• _TASK DIRECTIONS_
Every line below is to be copied exactly, with the pictures left out.

--- begin ---

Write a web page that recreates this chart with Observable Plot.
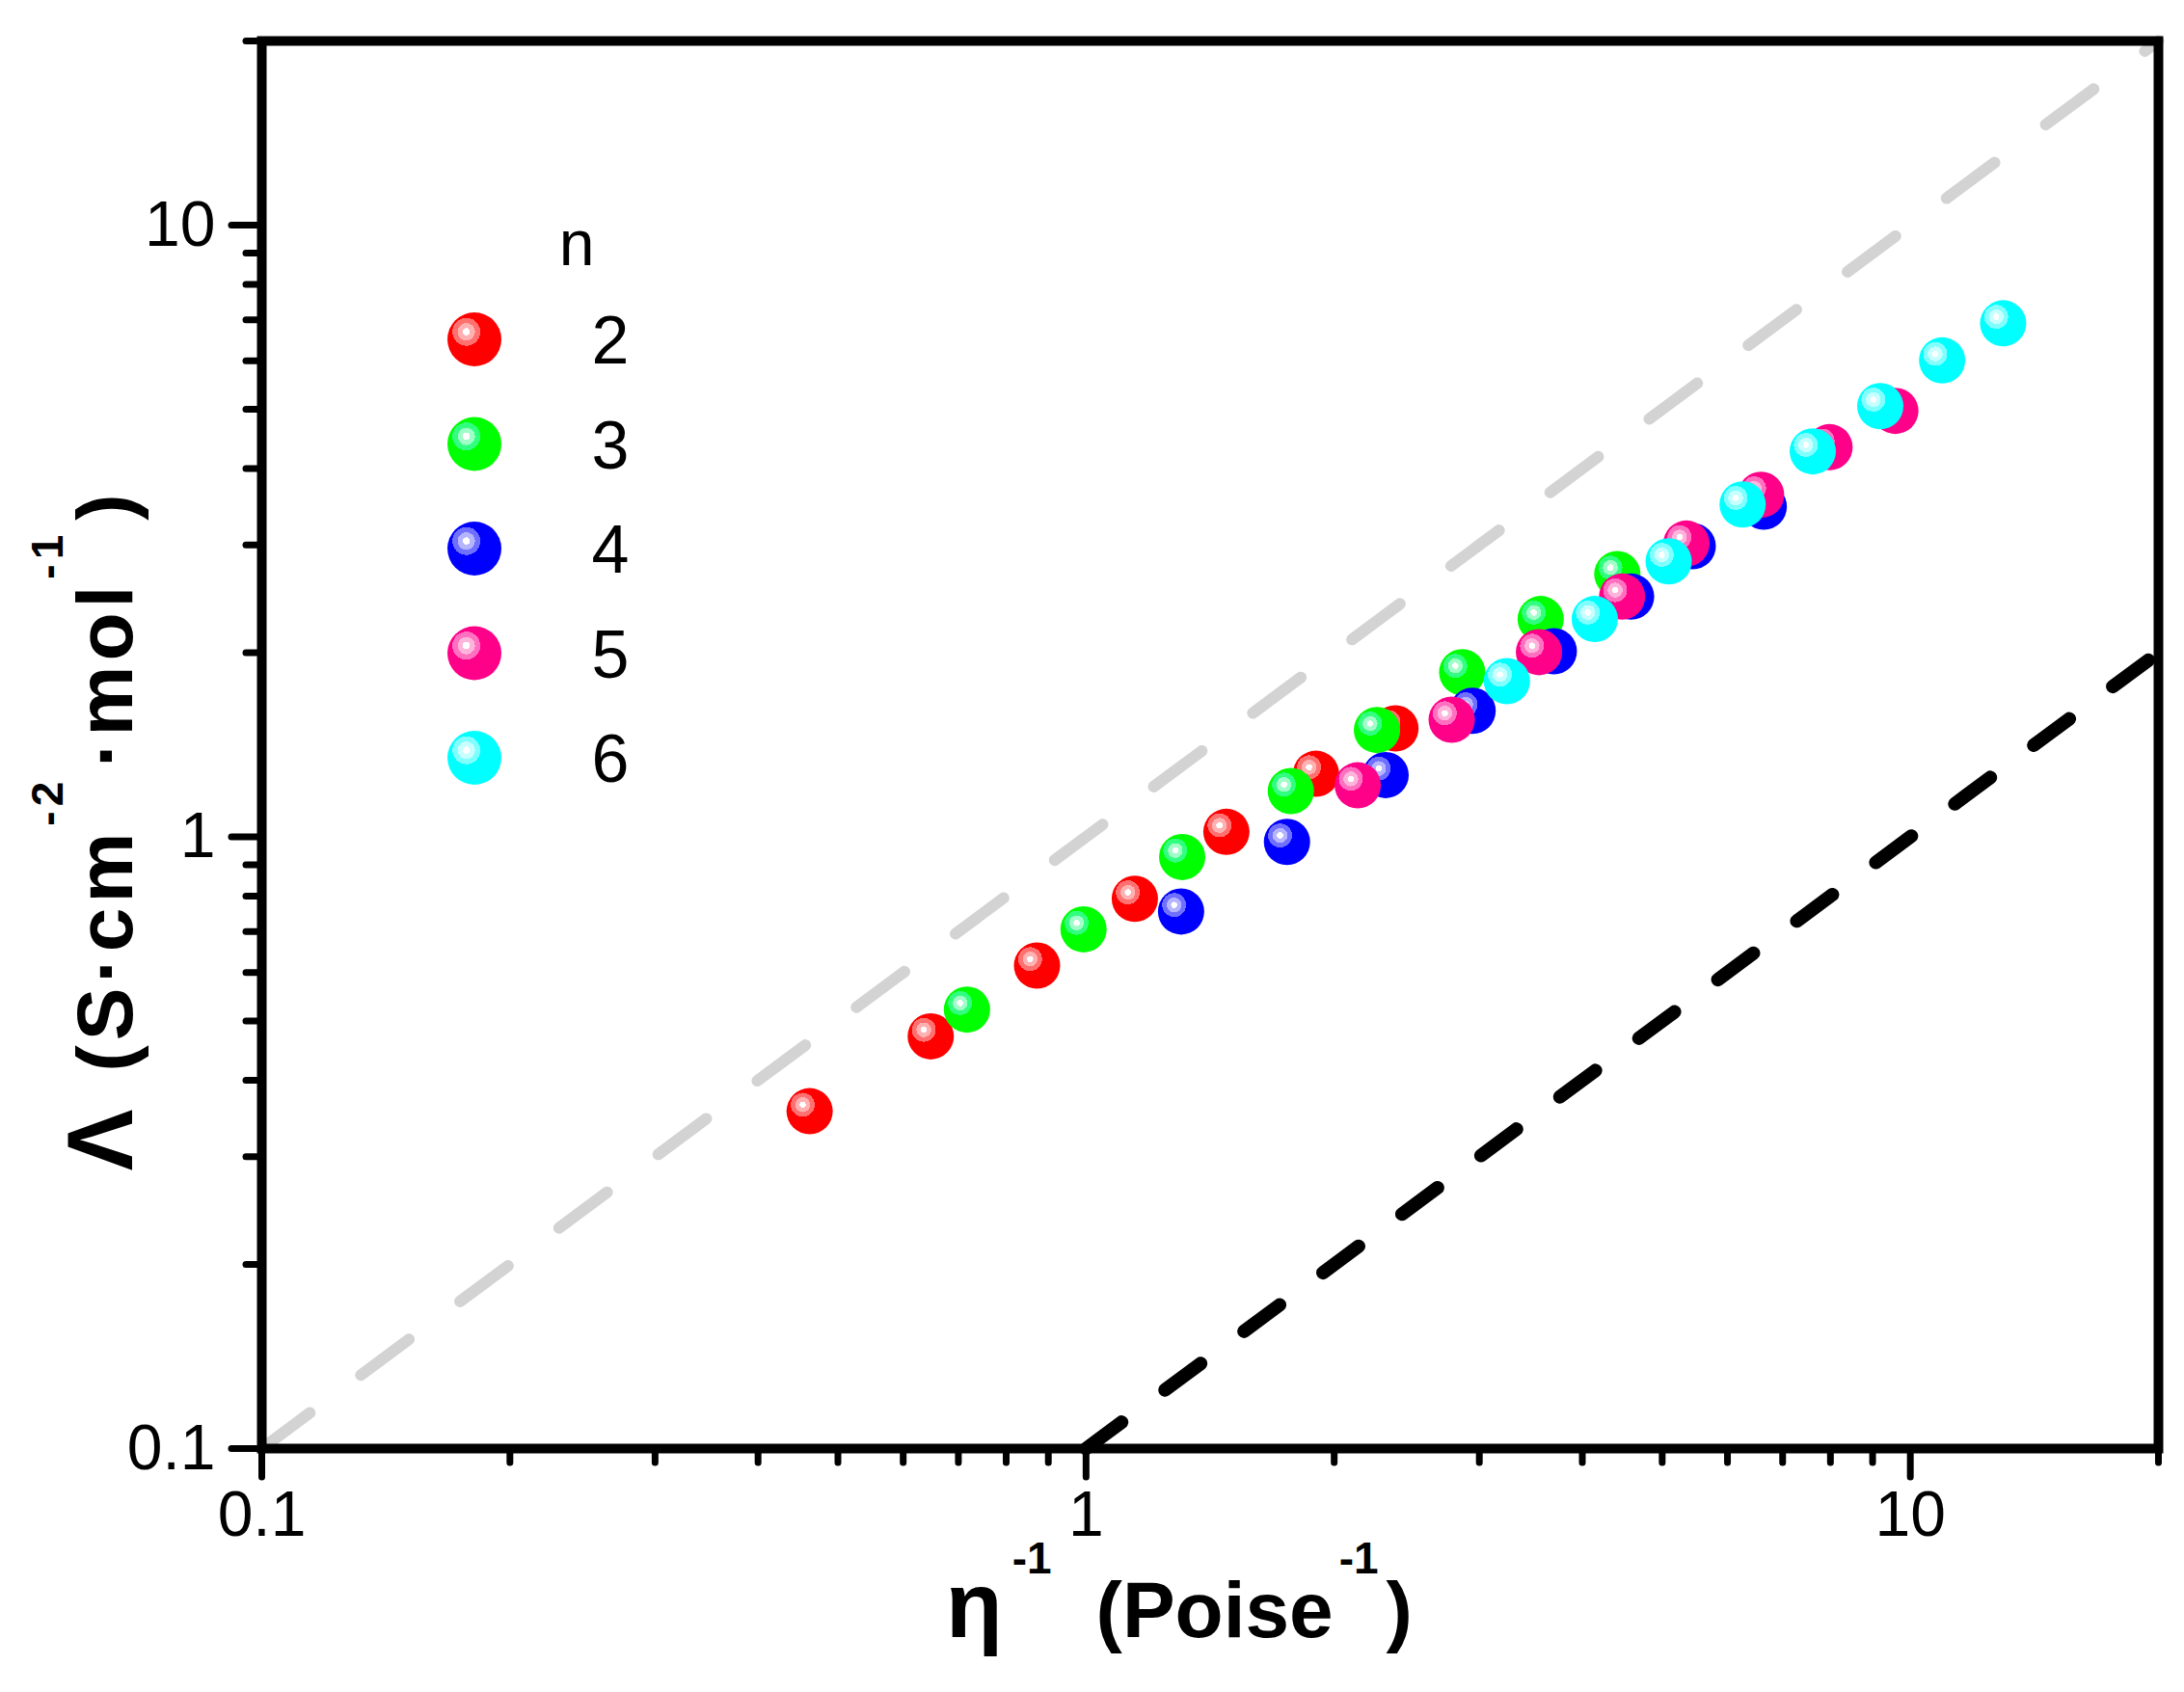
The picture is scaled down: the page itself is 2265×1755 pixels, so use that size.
<!DOCTYPE html>
<html>
<head>
<meta charset="utf-8">
<script src="https://cdn.jsdelivr.net/npm/d3@7"></script>
<script src="https://cdn.jsdelivr.net/npm/@observablehq/plot@0.6"></script>
<style>
  html, body { margin: 0; padding: 0; background: #fff; }
  #chart { width: 2265px; height: 1755px; }
</style>
</head>
<body>
<div id="chart"></div>
<script>
// ---- data ----
const seriesN = [2, 3, 4, 5, 6];
const seriesColor = ["#ff0000", "#00ff00", "#0000ff", "#ff0088", "#00ffff"];
const seriesPale  = ["#ffb0b0", "#a0ffc8", "#b4b4ff", "#ffb4dc", "#c8ffff"];
const seriesMid   = ["#ff7070", "#30ff80", "#7070ff", "#ff70c0", "#80ffff"];

const eta2 = [0.462, 0.648, 0.872, 1.146, 1.480, 1.901, 2.373];
const lam2 = [0.356, 0.472, 0.616, 0.792, 1.019, 1.268, 1.504];
const eta3 = [0.717, 0.993, 1.308, 1.772, 2.254, 2.860, 3.561, 4.411];
const lam3 = [0.522, 0.706, 0.927, 1.188, 1.495, 1.858, 2.270, 2.689];
const eta4 = [1.304, 1.753, 2.309, 2.944, 3.694, 4.584, 5.445, 6.64];
const lam4 = [0.755, 0.981, 1.262, 1.607, 2.011, 2.470, 2.987, 3.466];
const eta5 = [2.136, 2.777, 3.544, 4.470, 5.35, 6.59, 7.98, 9.59];
const lam5 = [1.214, 1.554, 2.004, 2.470, 3.016, 3.624, 4.335, 4.97];
const eta6 = [3.240, 4.142, 5.091, 6.26, 7.615, 9.195, 10.93, 12.96];
const lam6 = [1.797, 2.270, 2.821, 3.494, 4.267, 5.06, 6.01, 6.91];

// reference lines: Λ = η⁻¹ (grey) and Λ = 0.1·η⁻¹ (black)
const greyLineX = [0.1, 20];
const greyLineY = [0.1, 20];
const blackLineX = [1, 20];
const blackLineY = [0.1, 2];

const xMajor = [0.1, 1, 10];
const xMinor = [0.2, 0.3, 0.4, 0.5, 0.6, 0.7, 0.8, 0.9, 2, 3, 4, 5, 6, 7, 8, 9, 20];
const yMajor = [0.1, 1, 10];
const yMinor = [0.2, 0.3, 0.4, 0.5, 0.6, 0.7, 0.8, 0.9, 2, 3, 4, 5, 6, 7, 8, 9, 20];

const xTitle = ["η", "-1", "(Poise", "-1", ")"];
const yTitle = ["Λ", "(S·cm", "-2", "·mol", "-1", ")"];
const legendTitle = "n";

// ---- build tables ----
const etas = [eta2, eta3, eta4, eta5, eta6];
const lams = [lam2, lam3, lam4, lam5, lam6];
const series = seriesN.map((n, i) => ({
  n, color: seriesColor[i], pale: seriesPale[i], mid: seriesMid[i],
  data: etas[i].map((x, j) => ({x, y: lams[i][j]}))
}));
const greyLine = greyLineX.map((x, i) => ({x, y: greyLineY[i]}));
const blackLine = blackLineX.map((x, i) => ({x, y: blackLineY[i]}));

const FONT = "'Liberation Sans', Arial, sans-serif";
const fmt = d => String(d);

const plot = Plot.plot({
  width: 2265,
  height: 1755,
  marginLeft: 271,
  marginRight: 27,
  marginTop: 42,
  marginBottom: 253,
  x: {type: "log", domain: [0.1, 20]},
  y: {type: "log", domain: [0.1, 20]},
  style: {fontFamily: FONT, background: "white", color: "black", overflow: "visible"},
  marks: [
    Plot.line(greyLine, {x: "x", y: "y", stroke: "#d3d3d3", strokeWidth: 12, strokeDasharray: "62,66", strokeLinecap: "round"}),
    Plot.line(blackLine, {x: "x", y: "y", stroke: "black", strokeWidth: 14, strokeDasharray: "46,56", strokeLinecap: "round"}),
    ...series.map(s => Plot.dot(s.data, {x: "x", y: "y", r: 24, fill: s.color, stroke: "none"})),
    Plot.frame({stroke: "black", strokeWidth: 10}),
    Plot.axisX(xMajor, {anchor: "bottom", tickSize: 30, tickPadding: 14, strokeWidth: 7, strokeLinecap: "round", fontSize: 66, tickFormat: fmt, label: null}),
    Plot.axisX(xMinor, {anchor: "bottom", tickSize: 15, strokeWidth: 7, strokeLinecap: "round", tickFormat: () => "", label: null}),
    Plot.axisY(yMajor, {anchor: "left", tickSize: 31, tickPadding: 17, strokeWidth: 7, strokeLinecap: "round", fontSize: 66, tickFormat: fmt, label: null}),
    Plot.axisY(yMinor, {anchor: "left", tickSize: 16, strokeWidth: 7, strokeLinecap: "round", tickFormat: () => "", label: null})
  ]
});

document.getElementById("chart").appendChild(plot);
const svg = d3.select(plot);

// sphere-like radial gradients
const defs = svg.insert("defs", ":first-child");
series.forEach(s => {
  const g = defs.append("radialGradient")
    .attr("id", "sph" + s.n)
    .attr("cx", 0.35).attr("cy", 0.36).attr("fx", 0.35).attr("fy", 0.36).attr("r", 0.34);
  [[0, "#ffffff"], [0.2, "#ffffff"], [0.2, s.pale], [0.47, s.pale], [0.47, s.mid], [0.76, s.mid], [0.76, s.color], [1, s.color]]
    .forEach(([o, c]) => g.append("stop").attr("offset", o).attr("stop-color", c));
});
svg.selectAll('g[aria-label="dot"]').each(function(d, i) {
  d3.select(this).attr("fill", `url(#sph${series[i].n})`);
});

// axis titles
const xt = svg.append("text")
  .attr("x", 1223).attr("y", 1698)
  .attr("text-anchor", "middle")
  .attr("fill", "black")
  .style("font-family", FONT).style("font-weight", "bold").style("font-size", "82px");
xt.append("tspan").style("font-size", "96px").text(xTitle[0]);
xt.append("tspan").attr("dx", 10).attr("dy", -66).style("font-size", "46px").text(xTitle[1]);
xt.append("tspan").attr("dx", 46).attr("dy", 66).text(xTitle[2]);
xt.append("tspan").attr("dx", 6).attr("dy", -66).style("font-size", "46px").text(xTitle[3]);
xt.append("tspan").attr("dx", 8).attr("dy", 66).text(xTitle[4]);

const yt = svg.append("text")
  .attr("transform", "translate(137,861) rotate(-90)")
  .attr("text-anchor", "middle")
  .attr("fill", "black")
  .style("font-family", FONT).style("font-weight", "bold").style("font-size", "82px")
  .style("letter-spacing", "5px");
yt.append("tspan").style("font-size", "96px").text(yTitle[0]);
yt.append("tspan").attr("dx", 34).text(yTitle[1]);
yt.append("tspan").attr("dx", 2).attr("dy", -72).style("font-size", "46px").text(yTitle[2]);
yt.append("tspan").attr("dx", 10).attr("dy", 72).text(yTitle[3]);
yt.append("tspan").attr("dx", 2).attr("dy", -72).style("font-size", "46px").text(yTitle[4]);
yt.append("tspan").attr("dx", 10).attr("dy", 72).text(yTitle[5]);

// legend
const lg = svg.append("g").style("font-family", FONT);
lg.append("text").attr("x", 598).attr("y", 275).attr("text-anchor", "middle")
  .style("font-size", "66px").attr("fill", "black").text(legendTitle);
series.forEach((s, i) => {
  const cy = 352 + 108.5 * i;
  lg.append("circle").attr("cx", 492).attr("cy", cy).attr("r", 28).attr("fill", `url(#sph${s.n})`);
  lg.append("text").attr("x", 633).attr("y", cy).attr("dy", "0.36em").attr("text-anchor", "middle")
    .style("font-size", "70px").attr("fill", "black").text(String(s.n));
});
</script>
</body>
</html>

--- end ---

• _RESPONSE TO THIS TASK_
Write a web page that recreates this chart with Observable Plot.
The picture is scaled down: the page itself is 2265×1755 pixels, so use that size.
<!DOCTYPE html>
<html>
<head>
<meta charset="utf-8">
<script src="https://cdn.jsdelivr.net/npm/d3@7"></script>
<script src="https://cdn.jsdelivr.net/npm/@observablehq/plot@0.6"></script>
<style>
  html, body { margin: 0; padding: 0; background: #fff; }
  #chart { width: 2265px; height: 1755px; }
</style>
</head>
<body>
<div id="chart"></div>
<script>
// ---- data ----
const seriesN = [2, 3, 4, 5, 6];
const seriesColor = ["#ff0000", "#00ff00", "#0000ff", "#ff0088", "#00ffff"];
const seriesPale  = ["#ffb0b0", "#a0ffc8", "#b4b4ff", "#ffb4dc", "#c8ffff"];
const seriesMid   = ["#ff7070", "#30ff80", "#7070ff", "#ff70c0", "#80ffff"];

const eta2 = [0.462, 0.648, 0.872, 1.146, 1.480, 1.901, 2.373];
const lam2 = [0.356, 0.472, 0.616, 0.792, 1.019, 1.268, 1.504];
const eta3 = [0.717, 0.993, 1.308, 1.772, 2.254, 2.860, 3.561, 4.411];
const lam3 = [0.522, 0.706, 0.927, 1.188, 1.495, 1.858, 2.270, 2.689];
const eta4 = [1.304, 1.753, 2.309, 2.944, 3.694, 4.584, 5.445, 6.64];
const lam4 = [0.755, 0.981, 1.262, 1.607, 2.011, 2.470, 2.987, 3.466];
const eta5 = [2.136, 2.777, 3.544, 4.470, 5.35, 6.59, 7.98, 9.59];
const lam5 = [1.214, 1.554, 2.004, 2.470, 3.016, 3.624, 4.335, 4.97];
const eta6 = [3.240, 4.142, 5.091, 6.26, 7.615, 9.195, 10.93, 12.96];
const lam6 = [1.797, 2.270, 2.821, 3.494, 4.267, 5.06, 6.01, 6.91];

// reference lines: Λ = η⁻¹ (grey) and Λ = 0.1·η⁻¹ (black)
const greyLineX = [0.1, 20];
const greyLineY = [0.1, 20];
const blackLineX = [1, 20];
const blackLineY = [0.1, 2];

const xMajor = [0.1, 1, 10];
const xMinor = [0.2, 0.3, 0.4, 0.5, 0.6, 0.7, 0.8, 0.9, 2, 3, 4, 5, 6, 7, 8, 9, 20];
const yMajor = [0.1, 1, 10];
const yMinor = [0.2, 0.3, 0.4, 0.5, 0.6, 0.7, 0.8, 0.9, 2, 3, 4, 5, 6, 7, 8, 9, 20];

const xTitle = ["η", "-1", "(Poise", "-1", ")"];
const yTitle = ["Λ", "(S·cm", "-2", "·mol", "-1", ")"];
const legendTitle = "n";

// ---- build tables ----
const etas = [eta2, eta3, eta4, eta5, eta6];
const lams = [lam2, lam3, lam4, lam5, lam6];
const series = seriesN.map((n, i) => ({
  n, color: seriesColor[i], pale: seriesPale[i], mid: seriesMid[i],
  data: etas[i].map((x, j) => ({x, y: lams[i][j]}))
}));
const greyLine = greyLineX.map((x, i) => ({x, y: greyLineY[i]}));
const blackLine = blackLineX.map((x, i) => ({x, y: blackLineY[i]}));

const FONT = "'Liberation Sans', Arial, sans-serif";
const fmt = d => String(d);

const plot = Plot.plot({
  width: 2265,
  height: 1755,
  marginLeft: 271,
  marginRight: 27,
  marginTop: 42,
  marginBottom: 253,
  x: {type: "log", domain: [0.1, 20]},
  y: {type: "log", domain: [0.1, 20]},
  style: {fontFamily: FONT, background: "white", color: "black", overflow: "visible"},
  marks: [
    Plot.line(greyLine, {x: "x", y: "y", stroke: "#d3d3d3", strokeWidth: 12, strokeDasharray: "62,66", strokeLinecap: "round"}),
    Plot.line(blackLine, {x: "x", y: "y", stroke: "black", strokeWidth: 14, strokeDasharray: "46,56", strokeLinecap: "round"}),
    ...series.map(s => Plot.dot(s.data, {x: "x", y: "y", r: 24, fill: s.color, stroke: "none"})),
    Plot.frame({stroke: "black", strokeWidth: 10}),
    Plot.axisX(xMajor, {anchor: "bottom", tickSize: 30, tickPadding: 14, strokeWidth: 7, strokeLinecap: "round", fontSize: 66, tickFormat: fmt, label: null}),
    Plot.axisX(xMinor, {anchor: "bottom", tickSize: 15, strokeWidth: 7, strokeLinecap: "round", tickFormat: () => "", label: null}),
    Plot.axisY(yMajor, {anchor: "left", tickSize: 31, tickPadding: 17, strokeWidth: 7, strokeLinecap: "round", fontSize: 66, tickFormat: fmt, label: null}),
    Plot.axisY(yMinor, {anchor: "left", tickSize: 16, strokeWidth: 7, strokeLinecap: "round", tickFormat: () => "", label: null})
  ]
});

document.getElementById("chart").appendChild(plot);
const svg = d3.select(plot);

// sphere-like radial gradients
const defs = svg.insert("defs", ":first-child");
series.forEach(s => {
  const g = defs.append("radialGradient")
    .attr("id", "sph" + s.n)
    .attr("cx", 0.35).attr("cy", 0.36).attr("fx", 0.35).attr("fy", 0.36).attr("r", 0.34);
  [[0, "#ffffff"], [0.2, "#ffffff"], [0.2, s.pale], [0.47, s.pale], [0.47, s.mid], [0.76, s.mid], [0.76, s.color], [1, s.color]]
    .forEach(([o, c]) => g.append("stop").attr("offset", o).attr("stop-color", c));
});
svg.selectAll('g[aria-label="dot"]').each(function(d, i) {
  d3.select(this).attr("fill", `url(#sph${series[i].n})`);
});

// axis titles
const xt = svg.append("text")
  .attr("x", 1223).attr("y", 1698)
  .attr("text-anchor", "middle")
  .attr("fill", "black")
  .style("font-family", FONT).style("font-weight", "bold").style("font-size", "82px");
xt.append("tspan").style("font-size", "96px").text(xTitle[0]);
xt.append("tspan").attr("dx", 10).attr("dy", -66).style("font-size", "46px").text(xTitle[1]);
xt.append("tspan").attr("dx", 46).attr("dy", 66).text(xTitle[2]);
xt.append("tspan").attr("dx", 6).attr("dy", -66).style("font-size", "46px").text(xTitle[3]);
xt.append("tspan").attr("dx", 8).attr("dy", 66).text(xTitle[4]);

const yt = svg.append("text")
  .attr("transform", "translate(137,861) rotate(-90)")
  .attr("text-anchor", "middle")
  .attr("fill", "black")
  .style("font-family", FONT).style("font-weight", "bold").style("font-size", "82px")
  .style("letter-spacing", "5px");
yt.append("tspan").style("font-size", "96px").text(yTitle[0]);
yt.append("tspan").attr("dx", 34).text(yTitle[1]);
yt.append("tspan").attr("dx", 2).attr("dy", -72).style("font-size", "46px").text(yTitle[2]);
yt.append("tspan").attr("dx", 10).attr("dy", 72).text(yTitle[3]);
yt.append("tspan").attr("dx", 2).attr("dy", -72).style("font-size", "46px").text(yTitle[4]);
yt.append("tspan").attr("dx", 10).attr("dy", 72).text(yTitle[5]);

// legend
const lg = svg.append("g").style("font-family", FONT);
lg.append("text").attr("x", 598).attr("y", 275).attr("text-anchor", "middle")
  .style("font-size", "66px").attr("fill", "black").text(legendTitle);
series.forEach((s, i) => {
  const cy = 352 + 108.5 * i;
  lg.append("circle").attr("cx", 492).attr("cy", cy).attr("r", 28).attr("fill", `url(#sph${s.n})`);
  lg.append("text").attr("x", 633).attr("y", cy).attr("dy", "0.36em").attr("text-anchor", "middle")
    .style("font-size", "70px").attr("fill", "black").text(String(s.n));
});
</script>
</body>
</html>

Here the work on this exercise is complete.